So… The Narnia opening still sucks, the Tourist opening is bad, considering that you have to go back to From Hell to find an opening as weak for Depp (Sweeney Todd opened to less, but on less than half the screens) and even for Jolie, you’re kinda looking at Alexander as a comparable start, taking size into account. Yes, it will do business overseas and they may find a way to not lose a ton… or they may lose a ton. We’ll see in time.

Tangled has now past the past two Disney Animation Thanksgiving releases. Mulan goes down this week, then Pocahontas and Lilo & Stitch. Tarzan‘s $171m is far away, but not impossible. It really depends on how much of the under-12 market Yogi Bear eats through the holiday.

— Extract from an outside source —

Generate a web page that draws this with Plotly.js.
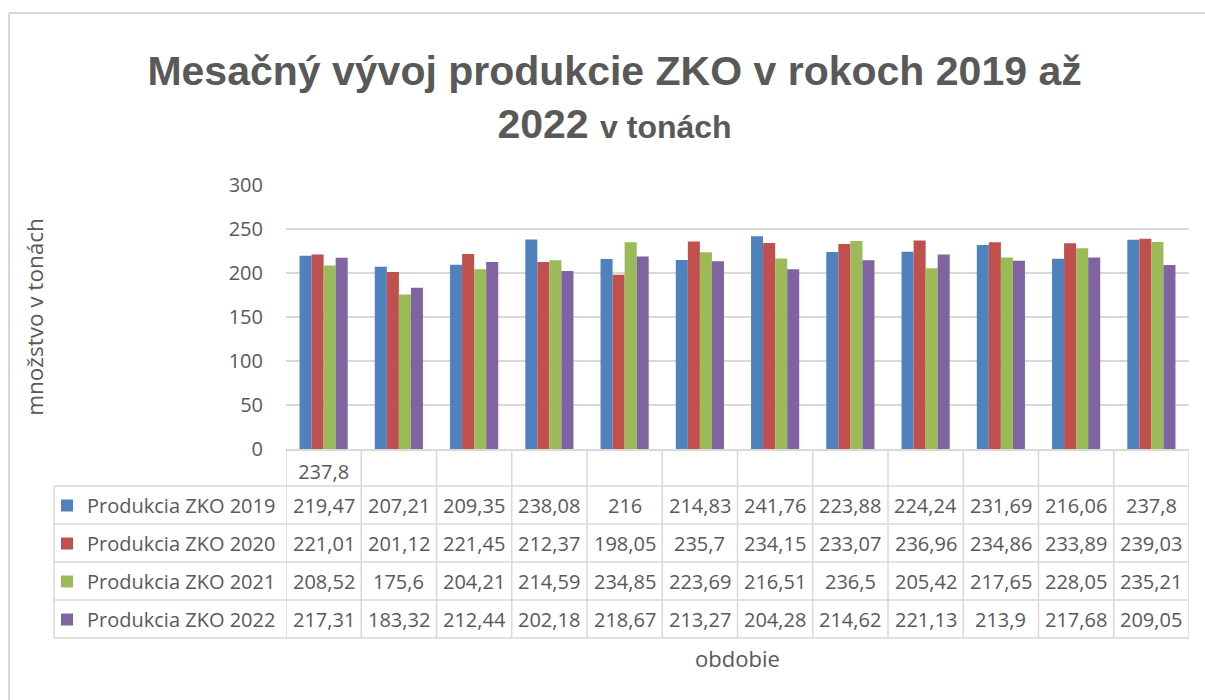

Strong numbers for Black Swan, The Fighter, and The King’s Speech, pretty much in that order. Someone wrote me to ask whether I thought something new was happening with these big per-screens and whether it had anything to do with digital projection. No and no. Interlocking projectors to show a movie on addition screens at a theater to meet need is a decades old occurrence. But The Fighter, for instance, is currently playing on four screens at the Arclight Hollywood, including the Cinerama Dome, 2 screens at Lincoln Square in NY, 3 screens at Boston Common, and I can’t find a fourth theater or city. Maybe they are counting The Dome as a fourth house. (ADD, 1:53p Reader Rob writes, “The fourth location for The Fighter is Showcase Cinemas in Lowell, Mass.”) Black Swan is, for instance, in 3 theaters at various venues in NYC.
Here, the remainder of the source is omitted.